▶ **Exercise instructions**:
Restate exactly the lines that run from the start of the records below to the line containing "fig = go.Figure()", counting both ends, and nothing else; pictures stay out.

▶ **Material shown**:
<<<<

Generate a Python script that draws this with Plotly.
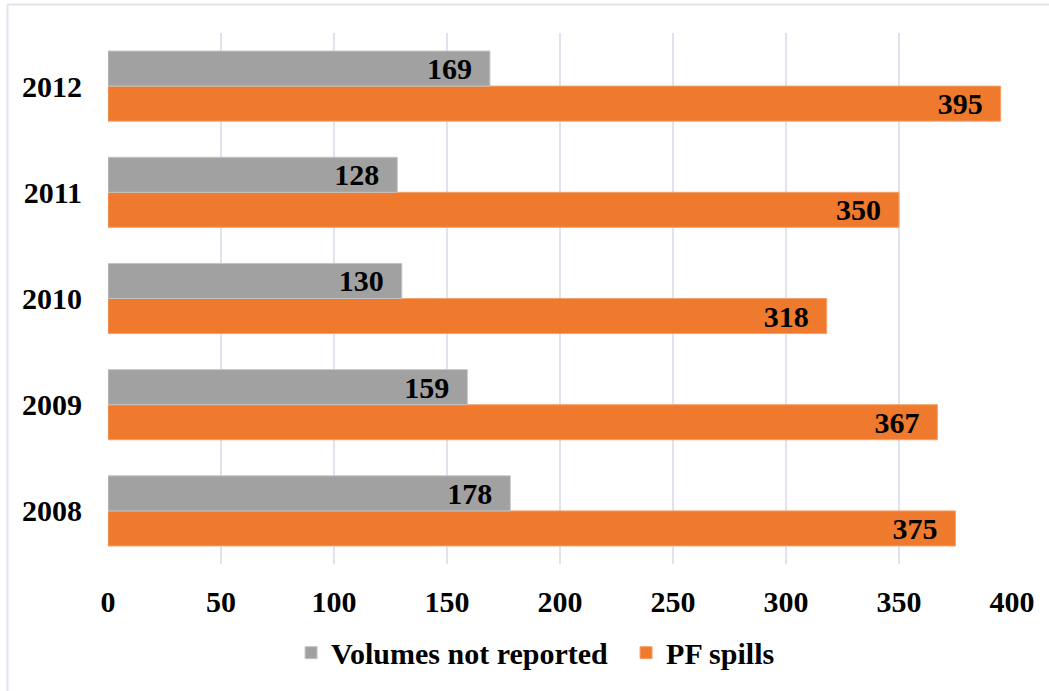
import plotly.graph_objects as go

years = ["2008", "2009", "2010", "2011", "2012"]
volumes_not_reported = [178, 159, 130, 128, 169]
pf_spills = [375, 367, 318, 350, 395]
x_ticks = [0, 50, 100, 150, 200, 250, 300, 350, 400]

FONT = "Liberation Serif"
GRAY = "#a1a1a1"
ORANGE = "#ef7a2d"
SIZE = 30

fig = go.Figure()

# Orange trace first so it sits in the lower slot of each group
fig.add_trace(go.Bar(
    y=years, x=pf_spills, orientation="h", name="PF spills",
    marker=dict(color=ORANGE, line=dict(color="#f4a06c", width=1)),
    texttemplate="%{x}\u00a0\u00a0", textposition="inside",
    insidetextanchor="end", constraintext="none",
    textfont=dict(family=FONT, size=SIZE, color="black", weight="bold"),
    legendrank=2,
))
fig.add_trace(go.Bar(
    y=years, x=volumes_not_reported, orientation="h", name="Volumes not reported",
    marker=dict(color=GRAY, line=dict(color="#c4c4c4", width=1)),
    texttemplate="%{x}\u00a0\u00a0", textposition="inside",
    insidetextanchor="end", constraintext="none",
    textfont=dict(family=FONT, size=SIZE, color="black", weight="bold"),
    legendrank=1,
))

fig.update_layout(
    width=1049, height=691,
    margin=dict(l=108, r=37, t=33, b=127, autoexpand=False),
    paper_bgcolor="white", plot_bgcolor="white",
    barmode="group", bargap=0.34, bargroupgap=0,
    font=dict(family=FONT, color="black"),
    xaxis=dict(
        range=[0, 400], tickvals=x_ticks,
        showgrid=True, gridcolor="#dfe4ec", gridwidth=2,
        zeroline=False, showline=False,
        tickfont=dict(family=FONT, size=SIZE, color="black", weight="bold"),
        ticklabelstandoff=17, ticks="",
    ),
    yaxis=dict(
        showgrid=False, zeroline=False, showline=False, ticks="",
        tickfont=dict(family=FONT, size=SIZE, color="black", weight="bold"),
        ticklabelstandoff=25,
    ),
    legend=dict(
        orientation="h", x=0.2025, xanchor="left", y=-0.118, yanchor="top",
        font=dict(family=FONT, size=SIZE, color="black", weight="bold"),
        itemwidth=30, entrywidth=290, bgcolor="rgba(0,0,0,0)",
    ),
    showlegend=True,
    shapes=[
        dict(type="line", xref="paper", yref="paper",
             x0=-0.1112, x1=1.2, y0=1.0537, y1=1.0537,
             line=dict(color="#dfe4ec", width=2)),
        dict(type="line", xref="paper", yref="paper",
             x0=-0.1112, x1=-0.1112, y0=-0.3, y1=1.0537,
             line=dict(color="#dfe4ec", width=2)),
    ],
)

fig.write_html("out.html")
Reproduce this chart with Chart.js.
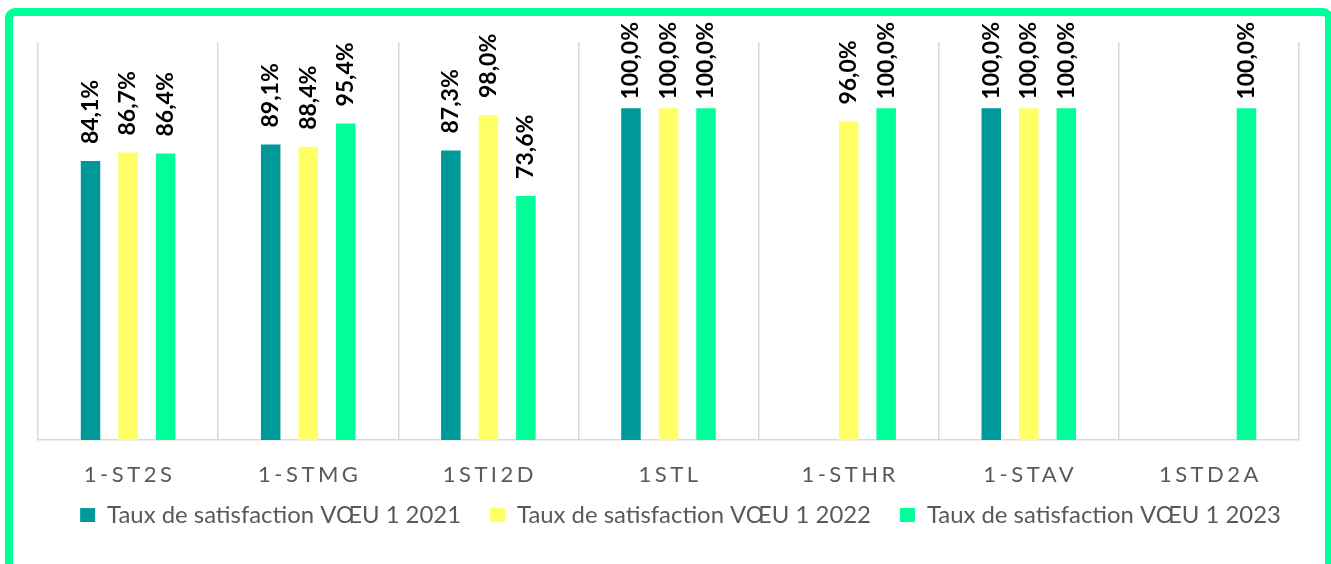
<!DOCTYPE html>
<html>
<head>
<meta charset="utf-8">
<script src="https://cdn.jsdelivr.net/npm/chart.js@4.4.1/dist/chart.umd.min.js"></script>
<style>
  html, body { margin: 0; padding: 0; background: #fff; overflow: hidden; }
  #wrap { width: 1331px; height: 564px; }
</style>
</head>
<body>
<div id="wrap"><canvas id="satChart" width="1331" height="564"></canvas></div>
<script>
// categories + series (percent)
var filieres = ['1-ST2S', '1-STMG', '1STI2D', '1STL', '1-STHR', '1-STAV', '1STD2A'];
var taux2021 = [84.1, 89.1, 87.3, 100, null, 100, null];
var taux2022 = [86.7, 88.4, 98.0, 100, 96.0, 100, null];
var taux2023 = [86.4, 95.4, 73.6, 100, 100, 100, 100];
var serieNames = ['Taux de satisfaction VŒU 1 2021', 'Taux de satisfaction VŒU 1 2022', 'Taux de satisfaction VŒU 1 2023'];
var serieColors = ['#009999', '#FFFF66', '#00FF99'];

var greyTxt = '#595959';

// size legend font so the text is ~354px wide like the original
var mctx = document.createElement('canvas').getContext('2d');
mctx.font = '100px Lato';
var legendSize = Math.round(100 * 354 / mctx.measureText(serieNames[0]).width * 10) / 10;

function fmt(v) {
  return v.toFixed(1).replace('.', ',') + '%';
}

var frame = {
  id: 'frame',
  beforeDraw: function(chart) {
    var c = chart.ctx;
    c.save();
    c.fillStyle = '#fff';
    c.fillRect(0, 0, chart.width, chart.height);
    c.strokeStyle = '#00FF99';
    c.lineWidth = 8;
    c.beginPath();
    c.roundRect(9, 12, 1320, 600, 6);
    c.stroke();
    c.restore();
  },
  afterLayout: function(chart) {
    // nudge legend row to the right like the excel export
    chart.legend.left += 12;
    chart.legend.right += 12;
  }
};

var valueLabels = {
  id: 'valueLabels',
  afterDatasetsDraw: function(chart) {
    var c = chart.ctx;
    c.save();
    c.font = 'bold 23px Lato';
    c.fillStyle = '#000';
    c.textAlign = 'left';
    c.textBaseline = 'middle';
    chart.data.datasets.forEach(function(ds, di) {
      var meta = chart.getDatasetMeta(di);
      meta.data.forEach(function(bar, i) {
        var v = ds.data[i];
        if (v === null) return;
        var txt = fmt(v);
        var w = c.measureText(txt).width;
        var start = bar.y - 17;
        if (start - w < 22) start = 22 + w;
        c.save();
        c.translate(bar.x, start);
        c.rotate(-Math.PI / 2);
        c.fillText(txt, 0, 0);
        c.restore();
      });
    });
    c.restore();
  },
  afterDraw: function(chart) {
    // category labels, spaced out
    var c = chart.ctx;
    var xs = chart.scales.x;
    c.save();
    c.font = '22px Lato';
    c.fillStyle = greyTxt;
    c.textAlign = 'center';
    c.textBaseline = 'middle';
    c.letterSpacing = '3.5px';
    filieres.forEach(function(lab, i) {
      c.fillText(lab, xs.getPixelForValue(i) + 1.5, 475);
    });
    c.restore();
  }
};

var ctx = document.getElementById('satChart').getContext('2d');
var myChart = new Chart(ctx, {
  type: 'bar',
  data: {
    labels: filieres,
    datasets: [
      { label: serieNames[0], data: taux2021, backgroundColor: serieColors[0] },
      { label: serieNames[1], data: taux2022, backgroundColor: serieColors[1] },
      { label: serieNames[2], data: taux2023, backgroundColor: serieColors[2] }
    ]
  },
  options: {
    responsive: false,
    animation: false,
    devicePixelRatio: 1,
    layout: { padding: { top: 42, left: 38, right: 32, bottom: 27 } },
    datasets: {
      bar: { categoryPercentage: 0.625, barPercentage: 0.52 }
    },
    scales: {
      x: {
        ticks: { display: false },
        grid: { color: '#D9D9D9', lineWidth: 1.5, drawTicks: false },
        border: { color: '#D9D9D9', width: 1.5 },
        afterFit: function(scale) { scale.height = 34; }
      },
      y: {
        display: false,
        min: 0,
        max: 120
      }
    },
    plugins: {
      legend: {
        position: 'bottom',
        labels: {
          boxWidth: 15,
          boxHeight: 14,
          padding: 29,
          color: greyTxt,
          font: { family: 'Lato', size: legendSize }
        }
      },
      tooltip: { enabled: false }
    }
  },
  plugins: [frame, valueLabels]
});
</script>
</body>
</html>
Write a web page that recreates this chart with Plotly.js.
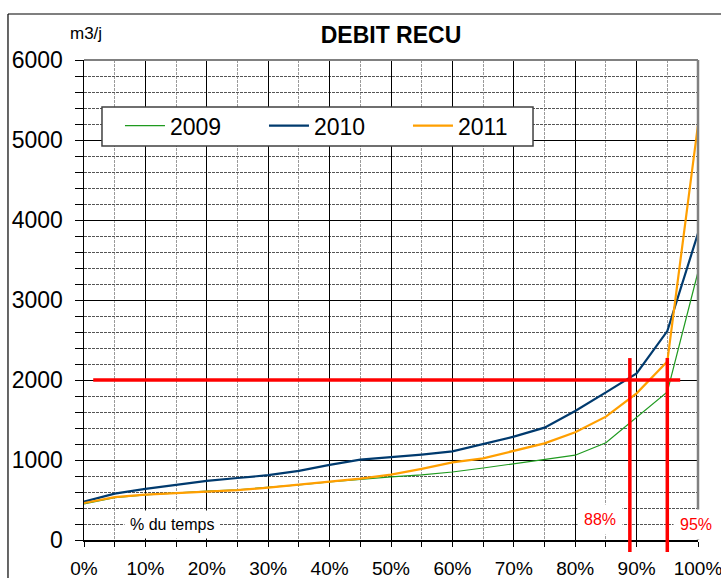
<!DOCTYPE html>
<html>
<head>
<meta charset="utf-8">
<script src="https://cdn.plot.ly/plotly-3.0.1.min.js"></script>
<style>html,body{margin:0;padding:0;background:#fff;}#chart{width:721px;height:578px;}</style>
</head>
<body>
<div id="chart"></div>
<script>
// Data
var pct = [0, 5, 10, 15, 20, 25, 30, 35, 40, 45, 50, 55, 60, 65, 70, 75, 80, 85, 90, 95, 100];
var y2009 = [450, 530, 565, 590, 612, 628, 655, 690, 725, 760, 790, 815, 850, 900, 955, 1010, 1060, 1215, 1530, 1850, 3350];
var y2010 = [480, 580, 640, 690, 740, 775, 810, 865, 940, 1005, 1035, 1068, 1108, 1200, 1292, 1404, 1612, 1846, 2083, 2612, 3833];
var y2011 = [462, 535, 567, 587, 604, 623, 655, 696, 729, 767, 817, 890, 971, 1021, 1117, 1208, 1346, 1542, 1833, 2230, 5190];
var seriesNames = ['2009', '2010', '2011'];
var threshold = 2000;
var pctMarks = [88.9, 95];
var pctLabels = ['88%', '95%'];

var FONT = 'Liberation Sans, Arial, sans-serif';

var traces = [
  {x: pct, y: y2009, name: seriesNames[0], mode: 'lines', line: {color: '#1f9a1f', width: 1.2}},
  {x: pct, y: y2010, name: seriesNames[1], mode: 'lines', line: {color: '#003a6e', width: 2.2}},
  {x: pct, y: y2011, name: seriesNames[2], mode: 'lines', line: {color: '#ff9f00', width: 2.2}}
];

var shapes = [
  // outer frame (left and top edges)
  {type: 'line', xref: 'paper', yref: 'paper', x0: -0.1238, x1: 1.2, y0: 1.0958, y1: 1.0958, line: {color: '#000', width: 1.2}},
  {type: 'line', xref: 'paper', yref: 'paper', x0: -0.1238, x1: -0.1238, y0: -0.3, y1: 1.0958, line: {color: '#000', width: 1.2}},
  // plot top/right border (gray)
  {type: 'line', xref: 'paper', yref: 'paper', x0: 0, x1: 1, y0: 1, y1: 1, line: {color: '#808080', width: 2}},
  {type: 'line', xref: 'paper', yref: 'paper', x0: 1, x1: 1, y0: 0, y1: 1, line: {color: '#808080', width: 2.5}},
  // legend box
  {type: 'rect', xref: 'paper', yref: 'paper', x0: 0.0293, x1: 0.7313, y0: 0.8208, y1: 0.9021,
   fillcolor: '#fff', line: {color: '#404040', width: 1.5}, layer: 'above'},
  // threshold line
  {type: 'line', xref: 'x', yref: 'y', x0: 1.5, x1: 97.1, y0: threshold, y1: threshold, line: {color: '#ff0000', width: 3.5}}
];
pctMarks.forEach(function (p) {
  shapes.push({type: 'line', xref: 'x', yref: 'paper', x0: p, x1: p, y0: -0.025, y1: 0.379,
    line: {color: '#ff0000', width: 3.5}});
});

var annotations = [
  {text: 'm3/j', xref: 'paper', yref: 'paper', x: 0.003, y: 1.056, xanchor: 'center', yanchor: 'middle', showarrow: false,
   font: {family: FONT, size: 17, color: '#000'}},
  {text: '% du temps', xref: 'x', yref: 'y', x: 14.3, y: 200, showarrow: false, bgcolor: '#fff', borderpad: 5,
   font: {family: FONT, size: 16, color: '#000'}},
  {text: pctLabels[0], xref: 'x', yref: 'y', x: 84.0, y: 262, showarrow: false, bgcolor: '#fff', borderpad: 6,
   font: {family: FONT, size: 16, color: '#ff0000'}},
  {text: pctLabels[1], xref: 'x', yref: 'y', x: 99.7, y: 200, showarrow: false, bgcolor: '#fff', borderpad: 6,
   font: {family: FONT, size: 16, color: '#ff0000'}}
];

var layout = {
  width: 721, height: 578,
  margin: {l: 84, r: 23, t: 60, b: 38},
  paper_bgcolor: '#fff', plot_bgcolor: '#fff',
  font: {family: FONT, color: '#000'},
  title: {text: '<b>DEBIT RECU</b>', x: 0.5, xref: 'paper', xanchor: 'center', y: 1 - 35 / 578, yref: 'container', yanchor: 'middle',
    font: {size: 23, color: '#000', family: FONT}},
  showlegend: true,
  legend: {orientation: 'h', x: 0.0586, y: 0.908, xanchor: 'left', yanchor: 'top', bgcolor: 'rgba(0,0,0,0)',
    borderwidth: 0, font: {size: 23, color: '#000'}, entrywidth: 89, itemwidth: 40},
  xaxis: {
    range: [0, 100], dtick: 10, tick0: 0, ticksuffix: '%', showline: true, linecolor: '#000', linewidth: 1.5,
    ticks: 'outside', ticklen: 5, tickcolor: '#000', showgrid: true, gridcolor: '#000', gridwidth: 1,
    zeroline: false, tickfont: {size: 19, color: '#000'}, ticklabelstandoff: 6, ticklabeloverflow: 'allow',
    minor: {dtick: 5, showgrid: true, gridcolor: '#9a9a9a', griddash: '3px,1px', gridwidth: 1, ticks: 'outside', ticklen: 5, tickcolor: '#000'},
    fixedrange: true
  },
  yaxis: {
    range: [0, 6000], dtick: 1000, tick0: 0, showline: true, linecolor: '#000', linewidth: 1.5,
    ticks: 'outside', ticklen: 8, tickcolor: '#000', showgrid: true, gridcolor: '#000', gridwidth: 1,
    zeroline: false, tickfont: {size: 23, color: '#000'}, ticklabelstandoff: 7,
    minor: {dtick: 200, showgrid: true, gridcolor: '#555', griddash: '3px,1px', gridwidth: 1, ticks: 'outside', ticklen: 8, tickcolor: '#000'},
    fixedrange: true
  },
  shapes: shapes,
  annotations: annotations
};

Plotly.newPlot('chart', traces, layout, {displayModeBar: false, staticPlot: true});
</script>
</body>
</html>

>>>>

▶ **Full answer**:
Generate a Python script that draws this with Plotly.
import plotly.graph_objects as go

years = ["2008", "2009", "2010", "2011", "2012"]
volumes_not_reported = [178, 159, 130, 128, 169]
pf_spills = [375, 367, 318, 350, 395]
x_ticks = [0, 50, 100, 150, 200, 250, 300, 350, 400]

FONT = "Liberation Serif"
GRAY = "#a1a1a1"
ORANGE = "#ef7a2d"
SIZE = 30

fig = go.Figure()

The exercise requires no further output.